On September 28, Business Roundtable, an association of chief executive officers of 160 leading U.S. companies, released the results of its fifth annual survey on corporate governance practices amongst its members. The survey showed a strong trend toward increased independence and company oversight by company boards of directors. Specifically, the survey showed an increase in the number of independent directors serving on corporate boards (90% of the responding companies reported that their boards were at least 80% independent in 2007 and the same percentage have an independent chairman, lead director or presiding director) and a significant rise in the number of companies that have adopted majority voting for directors (82% of the responding companies).
This year’s survey also included questions that focused on governance reform, including:
- Executive Sessions: 71% of boards of directors meet in executive session each year and 97% of Audit Committees (85% at each meeting), 92% of Compensation Committees and 68% of Nominating/Governance Committees meet in executive session each year.
- CEOs Serving on Other Boards: 75% of CEOs serve on no more than one other public company board. Nearly half (48%) of CEOs serve on only one other public company board, while 27% of CEOs do not serve on any other public company boards.
- Shareholder Communications: Only 38% of the companies responded that board members have met with shareholders in the last year.

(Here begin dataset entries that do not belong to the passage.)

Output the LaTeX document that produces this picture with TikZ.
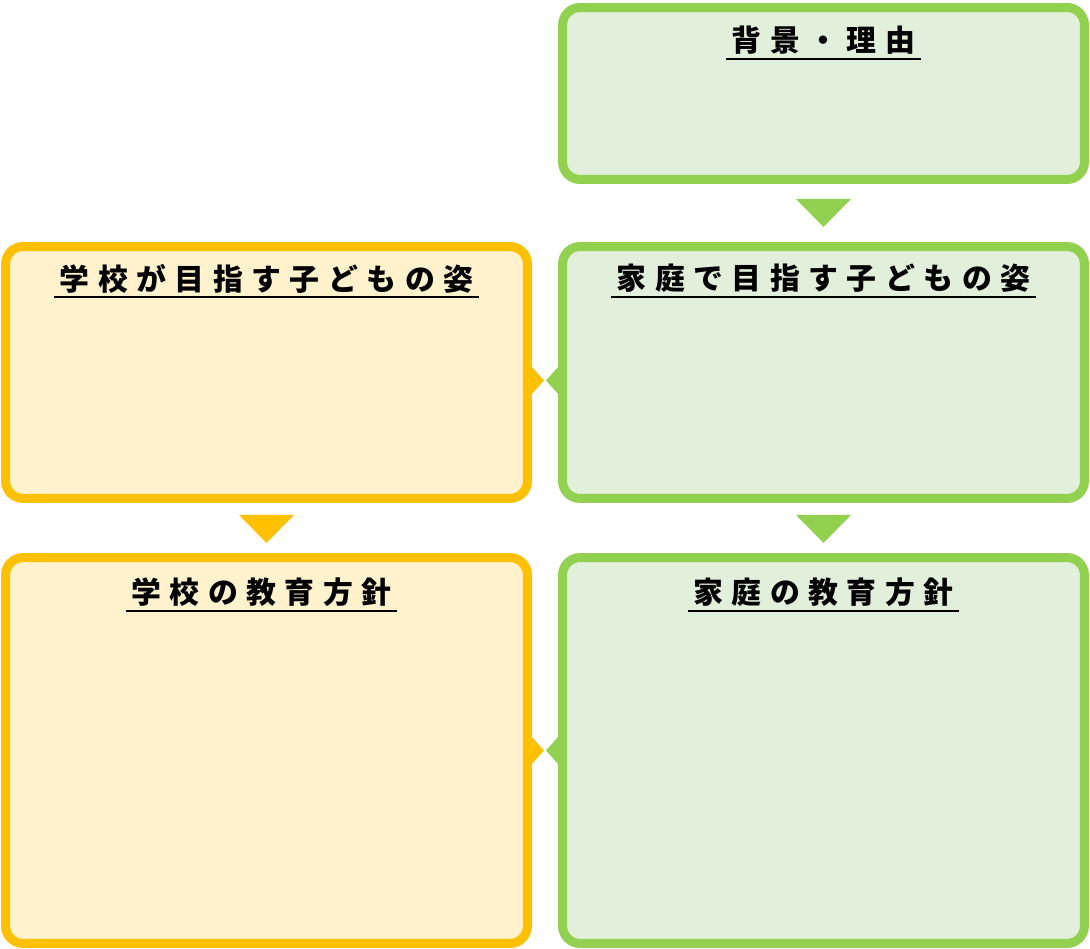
\documentclass[tikz,border=0pt]{standalone}
\usepackage{fontspec}
\newfontfamily\jpfont{Noto Sans CJK JP}
\usepackage{tikz}
\usetikzlibrary{calc}

\definecolor{leafline}{HTML}{92D050}
\definecolor{leaffill}{HTML}{E2EFDA}
\definecolor{goldline}{HTML}{FFC000}
\definecolor{goldfill}{HTML}{FFF2CC}

\def\tracked#1{\trackedfirst#1\relax}
\def\trackedfirst#1{#1\trackedrest}
\def\trackedrest#1{\ifx#1\relax\else\kern0.17cm#1\expandafter\trackedrest\fi}

\tikzset{
  panel/.style={draw, line width=0.18cm, rounded corners=0.35cm, minimum width=10.44cm, inner sep=0pt, outer sep=0pt},
  homepanel/.style={panel, draw=leafline, fill=leaffill},
  schoolpanel/.style={panel, draw=goldline, fill=goldfill},
  heading/.style={font=\jpfont\bfseries\fontsize{17}{17}\selectfont, inner sep=0pt, anchor=north},
  uline/.style={line width=0.04cm}
}

\begin{document}
\begin{tikzpicture}[x=0.02cm, y=-0.02cm]
    \useasboundingbox (0,0) rectangle (1090,949);
    \node[homepanel, minimum height=3.44cm] (bg) at (823.5,93.5) {};
    \node[homepanel, minimum height=5.04cm] (homegoal) at (823.5,372.5) {};
    \node[schoolpanel, minimum height=5.04cm] (schoolgoal) at (266.5,372.5) {};
    \node[homepanel, minimum height=7.72cm] (homepolicy) at (823.5,750.5) {};
    \node[schoolpanel, minimum height=7.72cm] (schoolpolicy) at (266.5,750.5) {};

    \node[heading] (bgtitle) at ($(bg.north)+(0,18)$) {\tracked{背景・理由}};
    \node[heading] (homegoaltitle) at ($(homegoal.north)+(0,17)$) {\tracked{家庭で目指す子どもの姿}};
    \node[heading] (schoolgoaltitle) at ($(schoolgoal.north)+(0,17)$) {\tracked{学校が目指す子どもの姿}};
    \node[heading] (homepolicytitle) at ($(homepolicy.north)+(0,20)$) {\tracked{家庭の教育方針}};
    \node[heading] (schoolpolicytitle) at ($(schoolpolicy.north)+(-5,20)$) {\tracked{学校の教育方針}};
    \foreach \t in {bgtitle,homegoaltitle,schoolgoaltitle,homepolicytitle,schoolpolicytitle}
        \draw[uline] ($(\t.south west)+(-5,4)$) -- ($(\t.south east)+(5,4)$);

    \fill[leafline] ($(bg.south)+(-27.5,19.5)$) -- ($(bg.south)+(27.5,19.5)$) -- ($(bg.south)+(0,47.5)$) -- cycle;
    \fill[leafline] ($(homegoal.south)+(-27.5,16.5)$) -- ($(homegoal.south)+(27.5,16.5)$) -- ($(homegoal.south)+(0,44.5)$) -- cycle;
    \fill[goldline] ($(schoolgoal.south)+(-27.5,16.5)$) -- ($(schoolgoal.south)+(27.5,16.5)$) -- ($(schoolgoal.south)+(0,44.5)$) -- cycle;

    \fill[goldline] ($(schoolgoal.east)+(0,-10.5)$) -- ($(schoolgoal.east)+(16.5,8)$) -- ($(schoolgoal.east)+(0,26.5)$) -- cycle;
    \fill[leafline] ($(homegoal.west)+(0,-10.5)$) -- ($(homegoal.west)+(-16.5,8)$) -- ($(homegoal.west)+(0,26.5)$) -- cycle;
    \fill[goldline] ($(schoolpolicy.east)+(0,-18.5)$) -- ($(schoolpolicy.east)+(16.5,0)$) -- ($(schoolpolicy.east)+(0,18.5)$) -- cycle;
    \fill[leafline] ($(homepolicy.west)+(0,-18.5)$) -- ($(homepolicy.west)+(-16.5,0)$) -- ($(homepolicy.west)+(0,18.5)$) -- cycle;
\end{tikzpicture}
\end{document}
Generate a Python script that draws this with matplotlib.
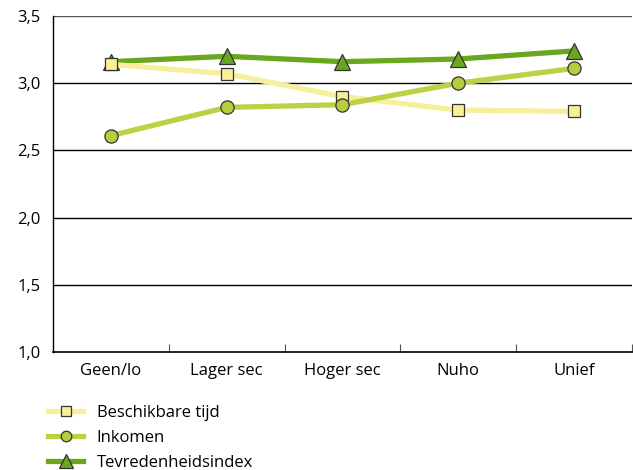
import matplotlib.pyplot as plt
import numpy as np

plt.rcParams['font.family'] = ['Open Sans', 'DejaVu Sans']

categories = ['Geen/lo', 'Lager sec', 'Hoger sec', 'Nuho', 'Unief']
beschikbare_tijd = [3.14, 3.07, 2.90, 2.80, 2.79]
inkomen = [2.61, 2.82, 2.84, 3.00, 3.11]
tevredenheid = [3.16, 3.20, 3.16, 3.18, 3.24]
y_ticks = [1.0, 1.5, 2.0, 2.5, 3.0, 3.5]

fig = plt.figure(figsize=(6.33, 4.70), dpi=100)
ax = fig.add_axes([0.084, 0.251, 0.914, 0.715])

x = np.arange(len(categories))
ax.plot(x, beschikbare_tijd, color='#f8ef9c', lw=3.8, marker='s', ms=9,
        mfc='#f9ef97', mec='#333333', mew=0.9, label='Beschikbare tijd', zorder=3)
ax.plot(x, inkomen, color='#bcd143', lw=3.8, marker='o', ms=9.5,
        mfc='#b7cc3e', mec='#333333', mew=0.9, label='Inkomen', zorder=4)
ax.plot(x, tevredenheid, color='#6aa61e', lw=3.8, marker='^', ms=12,
        mfc='#6aa61e', mec='#333333', mew=0.9, label='Tevredenheidsindex', zorder=2)

ax.set_xlim(-0.5, len(categories) - 0.5)
ax.set_ylim(1.0, 3.5)
ax.set_yticks(y_ticks)
ax.set_yticklabels([f'{v:.1f}'.replace('.', ',') for v in y_ticks])
ax.set_xticks(x)
ax.set_xticklabels(categories)
ax.set_xticks(np.arange(len(categories)) + 0.5, minor=True)
ax.tick_params(axis='x', which='major', length=0, pad=8, labelsize=12)
ax.tick_params(axis='x', which='minor', direction='in', length=6, width=0.8, color='#555555')
ax.tick_params(axis='y', length=0, pad=9, labelsize=12)

for v in y_ticks[1:]:
    ax.axhline(v, color='#555555' if v == 3.5 else 'black', lw=1.0, zorder=1)

for s in ['top', 'right']:
    ax.spines[s].set_visible(False)
ax.spines['left'].set_linewidth(1.0)
ax.spines['bottom'].set_linewidth(1.2)

fig.legend(loc='upper left', bbox_to_anchor=(0.066, 0.153), frameon=False,
           handlelength=2.1, handletextpad=0.8, labelspacing=0.55, markerscale=0.8,
           fontsize=12, borderaxespad=0)

fig.savefig('out.png', dpi=100)
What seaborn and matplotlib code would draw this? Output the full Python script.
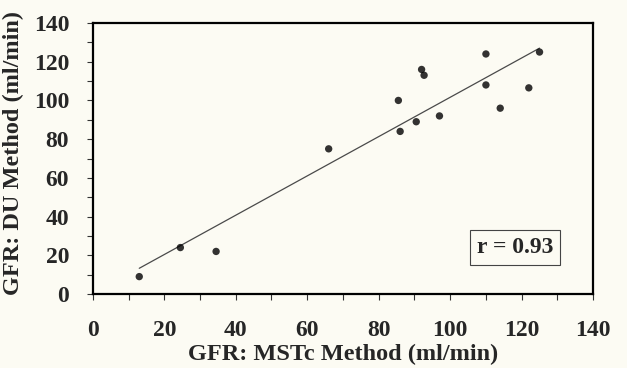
import matplotlib
matplotlib.use("Agg")
import matplotlib.pyplot as plt
import seaborn as sns
import pandas as pd
from matplotlib.ticker import MultipleLocator

mstc = [13, 24.5, 34.5, 66, 85.5, 86, 90.5, 92, 92.7, 97, 110, 110, 114, 122, 125]
du = [9, 24, 22, 75, 100, 84, 89, 116, 113, 92, 124, 108, 96, 106.5, 125]
x_label = "GFR: MSTc Method (ml/min)"
y_label = "GFR: DU Method (ml/min)"
r_text = "r = 0.93"

df = pd.DataFrame({"mstc": mstc, "du": du})

sns.set_style("white")
plt.rcParams['font.family'] = ['Liberation Serif', 'DejaVu Serif']
plt.rcParams['font.weight'] = 'bold'

bg = '#fcfbf3'
fig = plt.figure(figsize=(6.27, 3.68), dpi=100, facecolor=bg)
ax = fig.add_axes([0.148, 0.201, 0.798, 0.7365])
ax.set_facecolor(bg)

sns.regplot(data=df, x="mstc", y="du", ax=ax, ci=None,
            scatter_kws=dict(s=28, color='black', edgecolor='none', zorder=3),
            line_kws=dict(color='#4a4a4a', lw=0.9, zorder=2))

ax.set_xlim(0, 140)
ax.set_ylim(0, 140)
ax.xaxis.set_major_locator(MultipleLocator(20))
ax.xaxis.set_minor_locator(MultipleLocator(10))
ax.yaxis.set_major_locator(MultipleLocator(20))
ax.yaxis.set_minor_locator(MultipleLocator(10))
ax.tick_params(axis='both', which='both', direction='out', length=4, width=0.8,
               color='#333333', bottom=True, left=True)
ax.tick_params(axis='x', which='major', pad=15, labelsize=17)
ax.tick_params(axis='y', which='major', pad=13, labelsize=17)
for lab in ax.get_xticklabels() + ax.get_yticklabels():
    lab.set_fontweight('bold')

for sp in ax.spines.values():
    sp.set_color('black')
    sp.set_linewidth(1.6)

ax.set_xlabel(x_label, fontsize=17.5, fontweight='bold', labelpad=2)
ax.set_ylabel(y_label, fontsize=17.5, fontweight='bold')
ax.yaxis.set_label_coords(-0.148 * 627 / 500 + 14 / 500, 0.522)
ax.yaxis.label.set_va('center')

ax.text(0.844, 0.173, r_text, transform=ax.transAxes, ha='center', va='center',
        fontsize=17, fontweight='bold',
        bbox=dict(boxstyle='square,pad=0.3', facecolor=bg, edgecolor='#444444', lw=0.8))

fig.savefig("out.png", dpi=100, facecolor=bg)
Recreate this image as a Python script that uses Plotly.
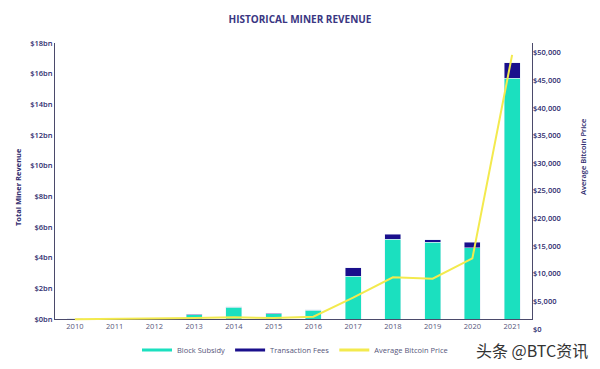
import plotly.graph_objects as go

years = ["2010", "2011", "2012", "2013", "2014", "2015", "2016", "2017", "2018", "2019", "2020", "2021"]
block_subsidy = [0.01, 0.06, 0.05, 0.28, 0.78, 0.35, 0.56, 2.80, 5.20, 5.02, 4.65, 15.70]   # $bn
transaction_fees = [0.0, 0.0, 0.0, 0.02, 0.02, 0.02, 0.03, 0.53, 0.32, 0.15, 0.35, 1.02]   # $bn
avg_btc_price = [1750, 1810, 1860, 1990, 2120, 1990, 2230, 5660, 9360, 9100, 12790, 49600]  # $

left_ticks = list(range(0, 19, 2))
right_ticks = list(range(0, 50001, 5000))

TEAL = "#1be0bf"
NAVY = "#1a0f8c"
YELLOW = "#f3ea4e"
TEXT = "#2e2b6e"
AXIS = "#4b4a6b"
FONT = "Open Sans"

fig = go.Figure()
fig.add_trace(go.Bar(x=years, y=block_subsidy, marker_color=TEAL, name="Block Subsidy",
                     showlegend=False, xaxis="x", yaxis="y"))
fig.add_trace(go.Bar(x=years, y=transaction_fees, marker_color=NAVY, name="Transaction Fees",
                     showlegend=False, xaxis="x", yaxis="y"))
fig.add_trace(go.Scatter(x=years, y=avg_btc_price, mode="lines", line=dict(color=YELLOW, width=2),
                         name="Average Bitcoin Price", showlegend=False, xaxis="x", yaxis="y2"))
# legend entries (line-style swatches as in the original)
for nm, col in [("Block Subsidy", TEAL), ("Transaction Fees", NAVY), ("Average Bitcoin Price", YELLOW)]:
    fig.add_trace(go.Scatter(x=[None], y=[None], mode="lines", line=dict(color=col, width=3),
                             name=nm, xaxis="x", yaxis="y"))

# page body has an 8px margin, so the figure is 592x361 and offsets are page-8
W, HT = 592, 361
H = 286.0   # plot height
PW = 477.0  # plot width
fig.update_layout(
    width=W, height=HT,
    margin=dict(l=47, r=68, t=35, b=40, autoexpand=False),
    paper_bgcolor="white", plot_bgcolor="rgba(0,0,0,0)",
    barmode="stack", bargap=0.6,
    font=dict(family=FONT, color=TEXT, size=8),
    title=dict(text="<b>HISTORICAL MINER REVENUE</b>", x=292 / W, xref="container",
               y=1 - 11 / HT, yanchor="middle", xanchor="center",
               font=dict(size=10, color="#3a3682", family=FONT)),
    xaxis=dict(type="category", anchor="y", showline=True, linecolor=AXIS, linewidth=1,
               showgrid=False, ticks="", tickfont=dict(size=7.5, color="#55557a")),
    yaxis=dict(domain=[10 / H, 1], anchor="x", range=[0, 18], tickvals=left_ticks,
               ticktext=[f"${v}bn" for v in left_ticks],
               showline=True, mirror=True, linecolor=AXIS, linewidth=1,
               showgrid=False, zeroline=False, ticks="",
               tickfont=dict(size=7.5, color=TEXT, weight=600)),
    yaxis2=dict(domain=[0, 1], anchor="x", side="right", range=[0, 51755],
                tickvals=right_ticks, ticktext=[f"${v:,}" for v in right_ticks],
                showline=False, showgrid=False, zeroline=False, ticks="",
                tickfont=dict(size=7.5, color=TEXT, weight=600)),
    legend=dict(orientation="h", x=287 / W, xref="container", xanchor="center",
                y=1 - 342 / HT, yref="container", yanchor="middle",
                font=dict(size=7.5, color="#55557a"), itemwidth=30, traceorder="normal"),
    annotations=[
        dict(text="<b>Total Miner Revenue</b>", textangle=-90, xref="paper", yref="paper",
             x=(10 - 47) / PW, y=(321 - 179) / H, xanchor="center", yanchor="middle",
             showarrow=False, font=dict(size=7.5, color=TEXT)),
        dict(text="Average Bitcoin Price", textangle=-90, xref="paper", yref="paper",
             x=(575 - 47) / PW, y=(321 - 149) / H, xanchor="center", yanchor="middle",
             showarrow=False, font=dict(size=7.5, color=TEXT, weight=600)),
        dict(text="头条 @BTC资讯", xref="paper", yref="paper",
             x=(524 - 47) / PW, y=-(342 - 321) / H, xanchor="center", yanchor="middle",
             showarrow=False, font=dict(size=16, color="#333333", family="Noto Sans CJK SC")),
    ],
)

fig.write_html("out.html")
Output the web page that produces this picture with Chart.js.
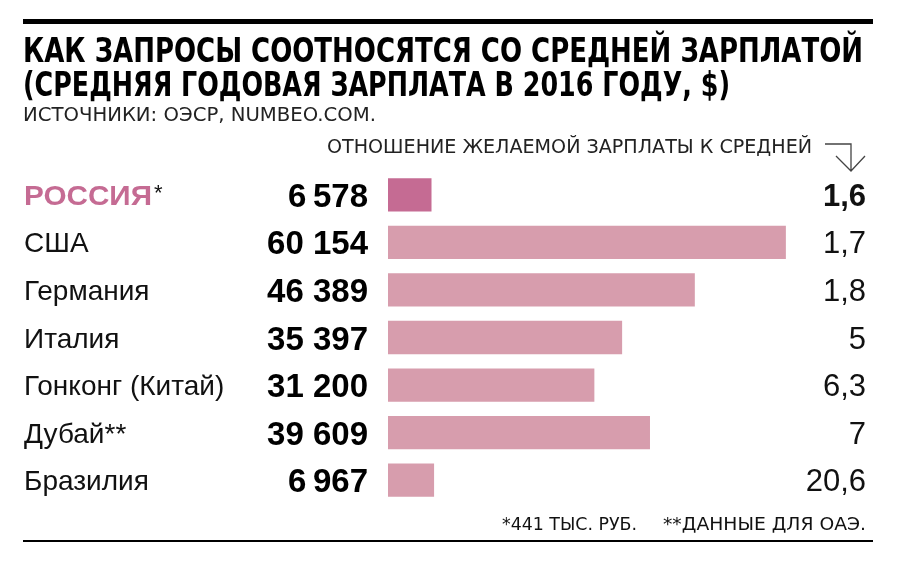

- Sarbanes-Oxley: Sarbanes-Oxley compliance spending continues to decline. Approximately 50% of companies stated that they expect costs to decrease moderately in light of the Securities and Exchange Commission’s interpretive guidance and the Public Company Accounting Oversight Board’s Auditing Standard No.5 regarding internal controls over financial reporting.
- Pay-for-Performance: 40% of the companies responding indicated that they adjusted the pay-for-performance element of senior executive compensation in the past year. In 2006, 57% of the companies reported doing so.